The Supreme Court granted certiorari on the issue of the admissibility of "me too" evidence. The Court held that whether evidence of discrimination by other supervisors is relevant in an individual ADEA case "is fact based and depends on many factors, including how closely related the evidence is to the plaintiff's circumstances and theory of the case." They then remanded the case back down to the district court.
 

...And Now A Report On "Reverse" Discrimination: Hicks v. KNTV Television, Inc.

In Hicks v. KNTV Television, Inc., plaintiff, a white male, worked as a news anchor for defendant-employer. Plaintiff's contract was not renewed when it expired. Instead, defendant hired a black male to replace plaintiff. Plaintiff filed suit for discrimination, alleging that the employer did not renew his contract because it was being pressured to hire a minority. The employer argued that it did not discriminate against plaintiff and that plaintiff's contract was not renewed because his on air personality was too "aloof, distant, standoffish, unapproachable and anchor-like." The trial court found for the employer and plaintiff appealed.
On appeal, plaintiff argued that he was more objectively qualified for the job than his replacement. Plaintiff had more journalism experience, had more experience as an anchor, and had more practical experience in the market. The Court of Appeal, however, rejected these arguments. The Court focused on whether the employer's proffered reason for not renewing plaintiff's contract was pretextual. In its analysis, the Hicks court stated that subjective criteria have become more "critical" to making employment decisions; commenting that subjective characteristics like "common sense, good judgment, originality, loyalty, and tact," are "essential to an individual's success in a supervisory or professional position."
 

Ash v. Tyson Foods, Inc. (U.S. Supreme Court)

Two African-American employees were denied promotions in the defendant's food processing plant that were ultimately awarded to two Caucasians. Among the proof of discrimination they offered was the fact that their supervisor used the term "boy" in referring to them. The Court of Appeals held that this term was insufficient to show racial bias.
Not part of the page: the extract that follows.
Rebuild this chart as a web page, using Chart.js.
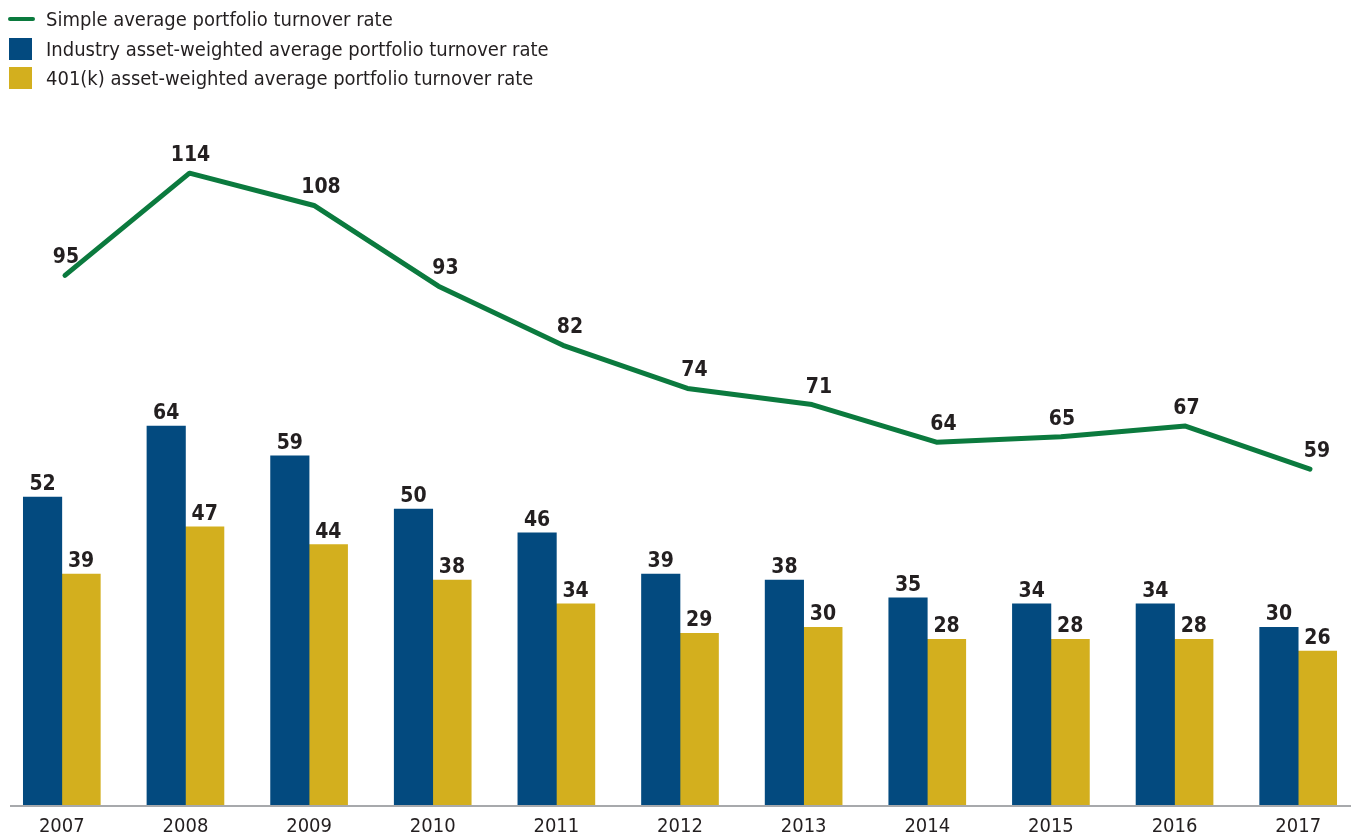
<!DOCTYPE html>
<html>
<head>
<meta charset="utf-8">
<script src="https://cdn.jsdelivr.net/npm/chart.js@4.4.0/dist/chart.umd.min.js"></script>
<style>
html, body { margin: 0; padding: 0; background: #fff; overflow: hidden; }
#wrap { position: relative; width: 1351px; height: 837px; overflow: hidden; }
#chart { position: absolute; left: 0; top: 0; display: block; }
#legend { position: absolute; left: 0; top: 0; font-size: 20px; color: #231f20; }
.item { position: absolute; left: 46px; white-space: nowrap; line-height: 24px; }
.key { position: absolute; }
</style>
</head>
<body>
<div id="wrap">
  <canvas id="chart" width="1360" height="837"></canvas>
  <div id="legend"></div>
</div>
<script>
var FONT = '"DejaVu Sans Condensed", "Liberation Sans Narrow", Roboto, sans-serif';

var years = ['2007', '2008', '2009', '2010', '2011', '2012', '2013', '2014', '2015', '2016', '2017'];
var simpleAvg = [95, 114, 108, 93, 82, 74, 71, 64, 65, 67, 59];
var industryAvg = [52, 64, 59, 50, 46, 39, 38, 35, 34, 34, 30];
var k401Avg = [39, 47, 44, 38, 34, 29, 30, 28, 28, 28, 26];

var GREEN = '#0b7a3e';
var BLUE = '#034a7f';
var GOLD = '#d3af1e';

document.getElementById('legend').style.fontFamily = FONT;

// labels above each bar and line point
var valueLabels = {
    id: 'valueLabels',
    afterDatasetsDraw: function(chart) {
        var ctx = chart.ctx;
        ctx.save();
        ctx.font = 'bold 21px ' + FONT;
        ctx.fillStyle = '#231f20';
        ctx.textAlign = 'center';
        ctx.textBaseline = 'alphabetic';
        chart.data.datasets.forEach(function(ds, di) {
            var meta = chart.getDatasetMeta(di);
            meta.data.forEach(function(el, i) {
                if (ds.type === 'line') {
                    var v = ds.data[i].y;
                    var prev = i > 0 ? ds.data[i - 1].y : null;
                    var dx = (prev !== null && prev > v) ? 7 : 1;
                    ctx.fillText(String(v), el.x + dx, el.y - 12);
                } else {
                    ctx.fillText(String(ds.data[i]), el.x, el.y - 7);
                }
            });
        });
        ctx.restore();
    }
};

// axis line drawn a bit in from the edges, like the original
var baseLine = {
    id: 'baseLine',
    beforeDatasetsDraw: function(chart) {
        var ctx = chart.ctx;
        var y = chart.scales.y.getPixelForValue(0) + 1;
        ctx.save();
        ctx.strokeStyle = '#a7a9ac';
        ctx.lineWidth = 2;
        ctx.beginPath();
        ctx.moveTo(10, y);
        ctx.lineTo(1351, y);
        ctx.stroke();
        ctx.restore();
    }
};

var ctx = document.getElementById('chart').getContext('2d');
var chart = new Chart(ctx, {
    data: {
        labels: years,
        datasets: [{
            type: 'line',
            label: 'Simple average portfolio turnover rate',
            data: simpleAvg.map(function(v, i) { return { x: i, y: v }; }),
            xAxisID: 'x2',
            yAxisID: 'y2',
            borderColor: GREEN,
            backgroundColor: GREEN,
            borderWidth: 5,
            borderCapStyle: 'round',
            borderJoinStyle: 'round',
            pointRadius: 0,
            tension: 0,
            order: 0
        }, {
            type: 'bar',
            label: 'Industry asset-weighted average portfolio turnover rate',
            data: industryAvg,
            backgroundColor: BLUE,
            barThickness: 38.5,
            order: 1
        }, {
            type: 'bar',
            label: '401(k) asset-weighted average portfolio turnover rate',
            data: k401Avg,
            backgroundColor: GOLD,
            barThickness: 38.5,
            order: 2
        }]
    },
    options: {
        responsive: false,
        animation: false,
        layout: { padding: { top: 100, left: 0, right: 0, bottom: 0 } },
        plugins: {
            legend: { display: false },
            tooltip: { enabled: false }
        },
        scales: {
            x: {
                type: 'category',
                offset: true,
                grid: { display: false, drawTicks: false },
                border: { display: false },
                ticks: { color: '#231f20', font: { family: FONT, size: 20 }, padding: 10 },
                afterFit: function(s) { s.height = 32; }
            },
            x2: {
                type: 'linear',
                display: false,
                min: -0.522,
                max: 10.402
            },
            y: {
                display: false,
                min: 0,
                max: 119.1
            },
            y2: {
                display: false,
                min: -3.42,
                max: 127.6
            }
        }
    },
    plugins: [baseLine, valueLabels]
});

// legend, stacked like the original
var legend = document.getElementById('legend');
chart.data.datasets.forEach(function(ds, i) {
    var cy = 19 + i * 29.5;
    var key = document.createElement('div');
    key.className = 'key';
    if (ds.type === 'line') {
        key.style.cssText = 'left:8px;top:' + (cy - 1.75) + 'px;width:27px;height:3.5px;border-radius:2px;background:' + ds.borderColor;
    } else {
        key.style.cssText = 'left:9px;top:' + (cy - 11) + 'px;width:23px;height:22px;background:' + ds.backgroundColor;
    }
    legend.appendChild(key);
    var item = document.createElement('div');
    item.className = 'item';
    item.style.top = (cy - 12) + 'px';
    item.textContent = ds.label;
    legend.appendChild(item);
});
</script>
</body>
</html>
Held: The Court of Appeals erred in laying down a per se rule that the term "boy" cannot constitute evidence of racial bias. Instead, that term first would have to be understood in the context in which it was used, including its historical usage, its usage in the workplace, the familiarity between the parties, etc. On remand, the Eleventh Circuit nevertheless reached the same result as before, finding that the plaintiffs' evidence of discriminatory intent remained insufficient as a matter of law.